Summer Festivals 2012: Books
Essential info on Bloody Scotland and the Wigtown and Borders book fests
This article is from 2012.

Bloody Scotland
Borders Book Festival
Where: Harmony Garden, Melrose, 14–17 June, bordersbookfestival.org
Price: £9–£13 per event.
Line-up: Sir David Frost, Hilary Mantel, William Boyd, Alistair Darling, John Sessions
There have been a few eyebrows raised by this year’s Borders Book Festival programme, and suggestions that it’s not quite as bookish as it ought to be. Spangly as a Katie Price paperback (don’t worry, she’s not coming), the big names are mostly from the worlds of theatre, politics and media, with Rory Bremner interviewing several celebrities known more for their personalities than their prose. Still, serious bookworms have no cause to complain, with some of the finest novelists of the moment also poking their heads around the marquee flap.
Bloody Scotland
Where: Various venues in Stirling, 14–16 Sep, bloodyscotland.com
Price: £5–£9 per event.
Line-up: Ian Rankin, Val McDermid, Quintin Jardine, Stuart MacBride, Christopher Brookmyre
Given that crime is Scotland’s most popular literary genre (and, depending on where you’re from, weekend activity), it’s startling that this is the nation’s first ever international festival of crime writing. Organisers and all-round crime fiction mavens Alex Gray and Lin Anderson aren’t holding back; they’ve seemingly rounded up every Scottish author that ever sketched out a calculating psychopath or brandished a fictional shiv.
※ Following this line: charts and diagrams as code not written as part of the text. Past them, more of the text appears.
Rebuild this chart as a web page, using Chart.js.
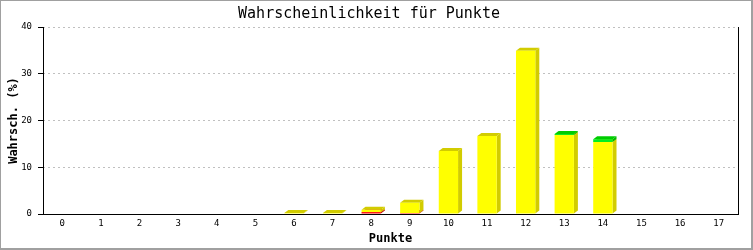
<!DOCTYPE html>
<html>
<head>
<meta charset="utf-8">
<script src="https://cdn.jsdelivr.net/npm/chart.js@4/dist/chart.umd.min.js"></script>
<style>
  html, body { margin: 0; padding: 0; background: #fff; }
  #wrap { position: relative; width: 753px; height: 250px; }
</style>
</head>
<body>
<div id="wrap"><canvas id="chart"></canvas></div>
<script>
// Werte (Wahrscheinlichkeit in %)
const punkte = ["0", "1", "2", "3", "4", "5", "6", "7", "8", "9", "10", "11", "12", "13", "14", "15", "16", "17"];
const rot = [0, 0, 0, 0, 0, 0, 0, 0, 0.4, 0.2, 0, 0, 0, 0, 0, 0, 0, 0];
const gelb = [0, 0, 0, 0, 0, 0, 0.2, 0.2, 0.5, 2.2, 13.5, 16.7, 34.9, 16.9, 15.4, 0, 0, 0];
const gruen = [0, 0, 0, 0, 0, 0, 0, 0, 0, 0, 0, 0, 0, 0.2, 0.6, 0, 0, 0];
const yTicks = [0, 10, 20, 30, 40];

const MONO = "'DejaVu Sans Mono', 'Liberation Mono', monospace";
const DX = 4, DY = 3; // Tiefe des 3D-Effekts

// Seiten- und Deckflächen vor den Frontflächen zeichnen
const bars3d = {
  id: "bars3d",
  beforeDatasetsDraw(chart) {
    const ctx = chart.ctx;
    chart.data.datasets.forEach((ds, i) => {
      const meta = chart.getDatasetMeta(i);
      meta.data.forEach((bar, j) => {
        if (!ds.data[j]) return;
        const { x, y, base, width } = bar.getProps(["x", "y", "base", "width"], true);
        const l = x - width / 2, r = x + width / 2;
        ctx.save();
        ctx.fillStyle = ds.sideColor;
        ctx.beginPath();
        ctx.moveTo(r, y); ctx.lineTo(r + DX, y - DY); ctx.lineTo(r + DX, base - DY); ctx.lineTo(r, base);
        ctx.closePath(); ctx.fill();
        ctx.fillStyle = ds.topColor;
        ctx.beginPath();
        ctx.moveTo(l, y); ctx.lineTo(l + DX, y - DY); ctx.lineTo(r + DX, y - DY); ctx.lineTo(r, y);
        ctx.closePath(); ctx.fill();
        ctx.restore();
      });
    });
  },
  afterDraw(chart) {
    const { ctx, chartArea: a } = chart;
    ctx.save();
    ctx.fillStyle = "#000";
    ctx.fillRect(Math.round(a.left), Math.round(a.top), 1, Math.round(a.bottom - a.top) + 1);
    ctx.fillRect(Math.round(a.right), Math.round(a.top), 1, Math.round(a.bottom - a.top) + 1);
    ctx.fillRect(Math.round(a.left), Math.round(a.bottom), Math.round(a.right - a.left) + 1, 1);
    // Rahmen ums Bild
    ctx.fillStyle = "#a0a0a0";
    ctx.fillRect(0, 0, 753, 1);
    ctx.fillRect(0, 0, 1, 250);
    ctx.fillRect(751, 0, 2, 250);
    ctx.fillRect(0, 248, 753, 2);
    ctx.restore();
  },
};

new Chart(document.getElementById("chart"), {
  type: "bar",
  data: {
    labels: punkte,
    datasets: [
      { label: "rot", data: rot, backgroundColor: "#ff0000", sideColor: "#c00000", topColor: "#d00000" },
      { label: "gelb", data: gelb, backgroundColor: "#ffff00", sideColor: "#d2cc00", topColor: "#d2cc00" },
      { label: "grün", data: gruen, backgroundColor: "#00ee22", sideColor: "#00b800", topColor: "#00cc00" },
    ],
  },
  options: {
    responsive: true, maintainAspectRatio: false, devicePixelRatio: 1, animation: false,
    layout: { padding: { left: 0, right: 15, top: 0, bottom: 0 } },
    datasets: { bar: { barPercentage: 0.5, categoryPercentage: 1, borderWidth: 0 } },
    plugins: {
      legend: { display: false },
      tooltip: { enabled: false },
      title: {
        display: true, text: "Wahrscheinlichkeit für Punkte", color: "#000",
        font: { family: MONO, size: 15, weight: "normal" }, padding: { top: 5, bottom: 4 },
      },
    },
    scales: {
      x: {
        stacked: true,
        grid: { display: false, drawTicks: false },
        border: { display: false },
        ticks: { color: "#000", font: { family: MONO, size: 9 }, padding: 4, maxRotation: 0 },
        title: { display: true, text: "Punkte", color: "#000", font: { family: MONO, size: 12, weight: "bold" }, padding: { top: 4 } },
        afterFit: (s) => { s.height = 36; },
      },
      y: {
        stacked: true, min: 0, max: 40,
        afterBuildTicks: (s) => { s.ticks = yTicks.map((v) => ({ value: v })); },
        grid: { color: "#c0c0c0", tickColor: "#000", tickLength: 5, lineWidth: 1 },
        border: { display: false, dash: [2, 3] },
        ticks: { color: "#000", font: { family: MONO, size: 9 }, padding: 6 },
        title: { display: true, text: "Wahrsch. (%)", color: "#000", font: { family: MONO, size: 12, weight: "bold" }, padding: { top: 7, bottom: 0 } },
        afterFit: (s) => { s.width = 43; },
      },
    },
  },
  plugins: [bars3d],
});
</script>
</body>
</html>
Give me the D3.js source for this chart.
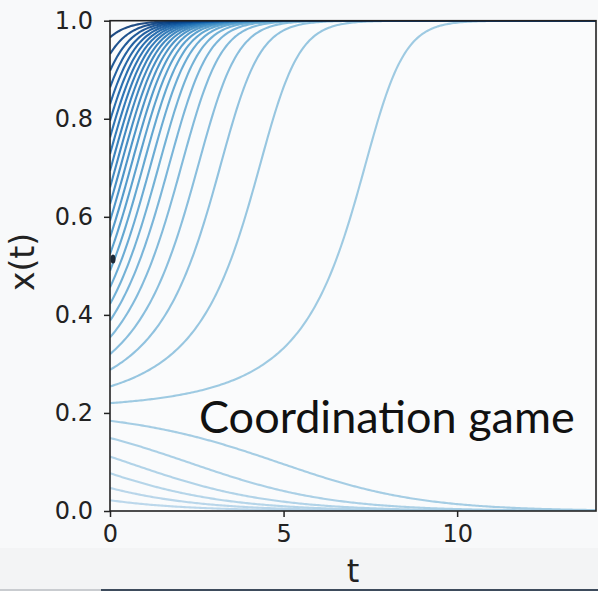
<!DOCTYPE html>
<html>
<head>
<meta charset="utf-8">
<script src="https://cdn.jsdelivr.net/npm/d3@7"></script>
<style>
  html, body { margin: 0; padding: 0; background: #f8f9fa; }
  svg { display: block; }
</style>
</head>
<body>
<svg id="chart" width="598" height="591"></svg>
<script>
// ---- data ----
const initialShares = [0.022, 0.047, 0.077, 0.111, 0.149, 0.184, 0.220, 0.254, 0.288, 0.320,
  0.354, 0.388, 0.422, 0.456, 0.490, 0.524, 0.558, 0.592, 0.626, 0.660,
  0.694, 0.728, 0.762, 0.796, 0.830, 0.864, 0.898, 0.932, 0.966];
const selectionStrength = 2.48;   // replicator-dynamics rate
const mixedEquilibrium = 0.208;   // unstable interior rest point
const tDomain = [0, 14];
const tTicks = [0, 5, 10];
const xTicks = [0.0, 0.2, 0.4, 0.6, 0.8, 1.0];
const xTickLabels = ["0.0", "0.2", "0.4", "0.6", "0.8", "1.0"];
const xLabel = "x(t)";
const tLabel = "t";
const annotation = "Coordination game";

// ---- replicator dynamics trajectories ----
function deriv(x) { return selectionStrength * x * (1 - x) * (x - mixedEquilibrium); }
function trajectory(x0) {
  const pts = [];
  const dt = 0.01, every = 5;
  let x = x0, t = 0, i = 0;
  pts.push([t, x]);
  while (t < tDomain[1] - 1e-9) {
    const k1 = deriv(x), k2 = deriv(x + dt / 2 * k1), k3 = deriv(x + dt / 2 * k2), k4 = deriv(x + dt * k3);
    x += dt / 6 * (k1 + 2 * k2 + 2 * k3 + k4);
    t += dt; i++;
    if (i % every === 0) pts.push([t, x]);
  }
  return pts;
}

const svg = d3.select("#chart");
const L = 110, R = 596, T = 20.7, B = 511;

// lower backdrop tint and bottom strip
svg.append("rect").attr("x", 0).attr("y", 548).attr("width", 598).attr("height", 43).attr("fill", "#f3f4f5");
svg.append("rect").attr("x", 0).attr("y", 589).attr("width", 101).attr("height", 2).attr("fill", "#c9ccd0");
svg.append("rect").attr("x", 101).attr("y", 589).attr("width", 497).attr("height", 2).attr("fill", "#3d4b5c");

const xs = d3.scaleLinear().domain(tDomain).range([L, R]);
const ys = d3.scaleLinear().domain([0, 1]).range([B, T]);

svg.append("rect").attr("x", L).attr("y", T).attr("width", R - L).attr("height", B - T).attr("fill", "#fafbfc");

svg.append("clipPath").attr("id", "clip").append("rect")
  .attr("x", L).attr("y", T).attr("width", R - L).attr("height", B - T);

const color = v => d3.interpolateBlues(0.3 + 0.7 * Math.pow(v, 1.3));
const line = d3.line().x(d => xs(d[0])).y(d => ys(d[1])).curve(d3.curveLinear);

svg.append("g").attr("clip-path", "url(#clip)")
  .selectAll("path").data(initialShares).join("path")
  .attr("d", d => line(trajectory(d)))
  .attr("fill", "none")
  .attr("stroke", d => color(d))
  .attr("stroke-opacity", 0.9)
  .attr("stroke-width", 2.1);

// axes
const axisColor = "#222";
const xAxis = svg.append("g").attr("transform", `translate(0,${B})`)
  .call(d3.axisBottom(xs).tickValues(tTicks).tickFormat(d3.format("d")).tickSize(6).tickPadding(8));
const yAxis = svg.append("g").attr("transform", `translate(${L},0)`)
  .call(d3.axisLeft(ys).tickValues(xTicks).tickFormat((d, i) => xTickLabels[i]).tickSize(6).tickPadding(11));
[xAxis, yAxis].forEach(g => {
  g.select(".domain").remove();
  g.selectAll(".tick line").attr("stroke", axisColor).attr("stroke-width", 1.5);
  g.selectAll(".tick text").attr("fill", "#222").style("font-family", "DejaVu Sans").style("font-size", "24px");
});

// spines
svg.append("rect").attr("x", L).attr("y", T).attr("width", R - L).attr("height", B - T)
  .attr("fill", "none").attr("stroke", axisColor).attr("stroke-width", 1.6);

// labels
svg.append("text").attr("x", xs(7)).attr("y", 582).attr("text-anchor", "middle")
  .style("font-family", "DejaVu Sans").style("font-size", "32px").attr("fill", "#222").text(tLabel);
svg.append("text").attr("transform", `translate(34,262) rotate(-90)`).attr("text-anchor", "middle")
  .style("font-family", "DejaVu Sans").style("font-size", "33px").attr("fill", "#222").text(xLabel);

svg.append("text").attr("x", 199).attr("y", 433)
  .style("font-family", "Lato").style("font-size", "45px").attr("fill", "#111").text(annotation);

// small dark mark near the axis
svg.append("ellipse").attr("cx", 113).attr("cy", 259).attr("rx", 2.5).attr("ry", 4.5).attr("fill", "#1c2836");
</script>
</body>
</html>
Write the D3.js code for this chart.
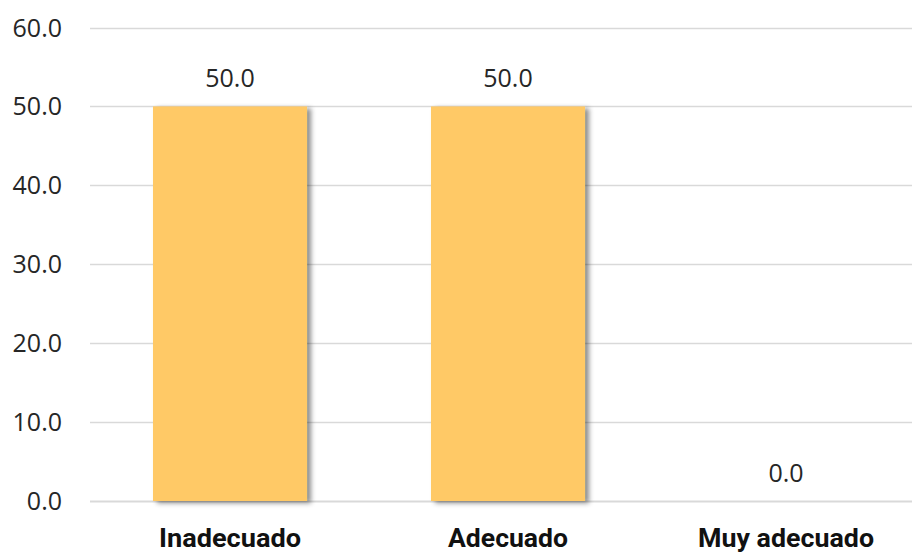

Stirling gets its sleuth on as it puts up more than 40 writers over three days for author events, sessions on morality and forensics, and the inaugural Scottish Crime Book Award. Bloody Brilliant.
Wigtown Book Festival
Where: Various venues in Wigtown, 28 Sep–7 Oct, wigtownbookfestival.com
Price: £3.50–£32 per event.
Line-up: Still under wraps; booking opens in August
It’s tricky to predict exactly what Wigtown’s scrappy cluster of bookshops will offer up for their annual festival, but the programme is always thoughtful and quirky. Small and proud, Wigtown was recently given a Creative Place Award by Creative Scotland for being an outstanding artsy community of under 2500 residents, a fitting reward for a town with such a consistently purposeful attitude to showcasing contemporary literature. Loving books is Wigtown’s vocation and, with the injection of cash, it’s only on the up and up.
Other book events
Scotland's thriving offbeat literary scene please even the most bohemian of bibliophiles. Edinburgh Book Fringe (10–24 August) is an indie antidote to certain other August literary events in the city, and later in the year Edinburgh Independent and Radical Book Fair (24–28 October) supports writing that’s often neglected by bigger bookshops. The Scottish International Storytelling Festival (19–28 October, Edinburgh), meanwhile, celebrates oral tradition and the ancient art of folktales. And if reading’s great but you find it gets a bit, well, indoorsy, Books, Borders & Bikes (18 & 19 August) should blow some fresh air around your chapters.